MANILA, Philippines - I have spent the last 27 years peddling all kinds of products for multinationals. From detergents to paper products to beauty care to beverages and everything in between. And all to make a profit. There certainly is nothing wrong with making a profit, as long as you provide a good or service of value to your consumer.
Like anything, however, there can be “too much of a good thing” and mankind never ceases to amaze in our inability to satiate our desires, and we always seem to want more. As soon as we get a pay raise, we spend it and seem to need another one! As any company is just a collection of people, companies have the same dynamics. And sometimes, they take the pursuit of profits beyond the realm of reasonableness.
I am now selling a “sin product” for the first time in my life — tobacco. As a father of five, a physiologist by training, and former fitness trainer, this was a difficult step to take. I don’t smoke. I never did. And I certainly don’t want my kids to.

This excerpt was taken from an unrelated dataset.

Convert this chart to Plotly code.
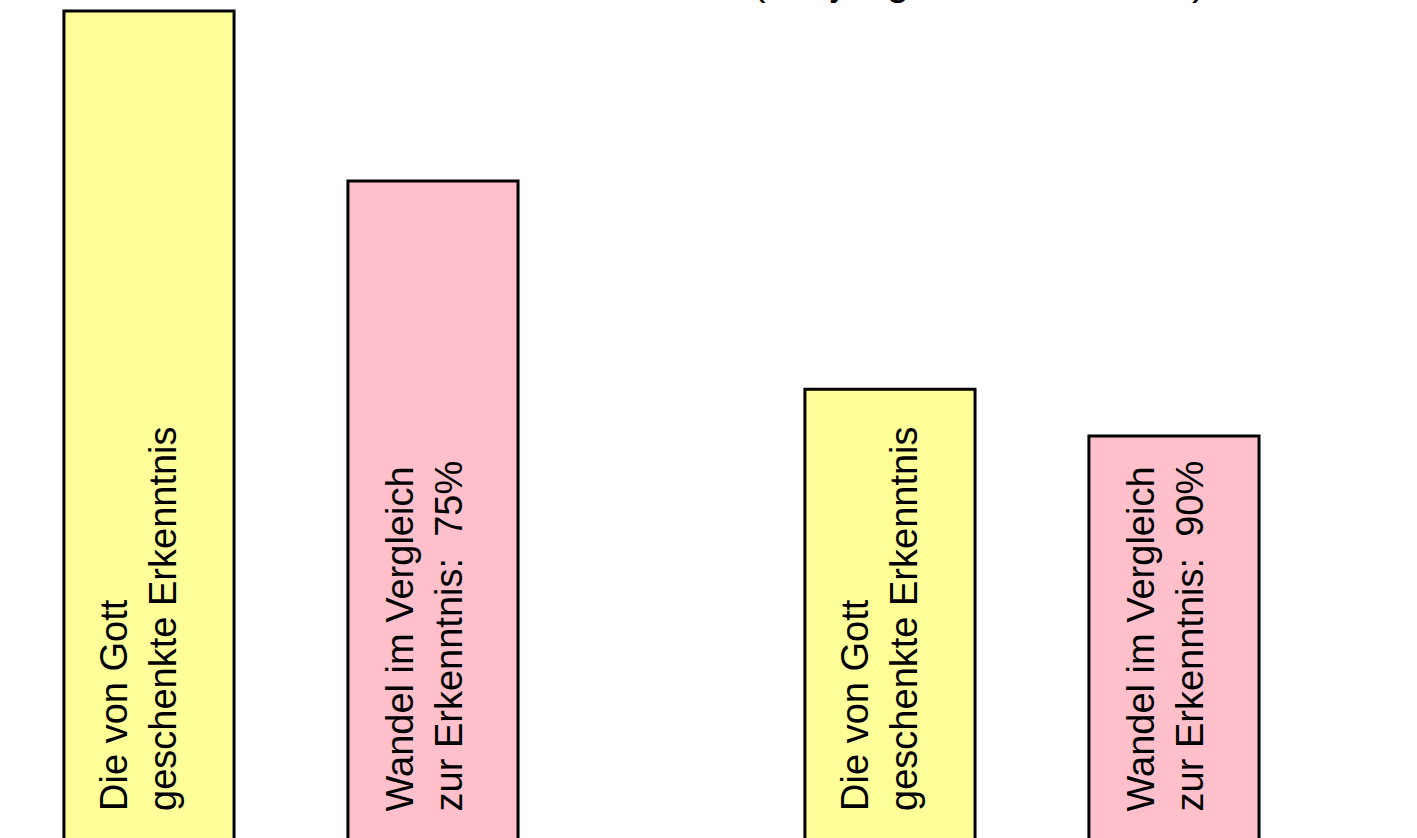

I spent considerable time thinking about it before I accepted. I decided that whether I used the product or not didn’t matter at all. I sold tampons for nearly 20 years and didn’t use them either! For me it boiled down to the concept of freedom. Tobacco is a legal yet controlled product. As long as it involves a legal adult making a conscious choice, and the product is legal, well it is a fundamental of freedom of choice. It’s somewhat similar to an adult choosing to ride a motorcycle or to drink a sugary soft drink. Both these choices are also representing potential health risks, but it is the individual that decides. Tobacco is another such choice. I don’t do it, but it is freedom of choice that another person can.
Maybe I am too new to this business, only a few months. Maybe I am naïve. Maybe I am still too much an idealist at heart. But what I have seen in the few months I have been on this business, at the history of the tobacco industry, disgusts me. It’s the worst case of corporate greed I have ever seen. I can recall meeting people in the tobacco industry years ago and they would wonder, “Why are we so despised?” And I too used to wonder. I don’t wonder any more. If the tobacco industry wants any clear read on why the credibility of this industry is shot, why no one trusts us, why we are looked at as devious and cunning, look no further than what is going on right now.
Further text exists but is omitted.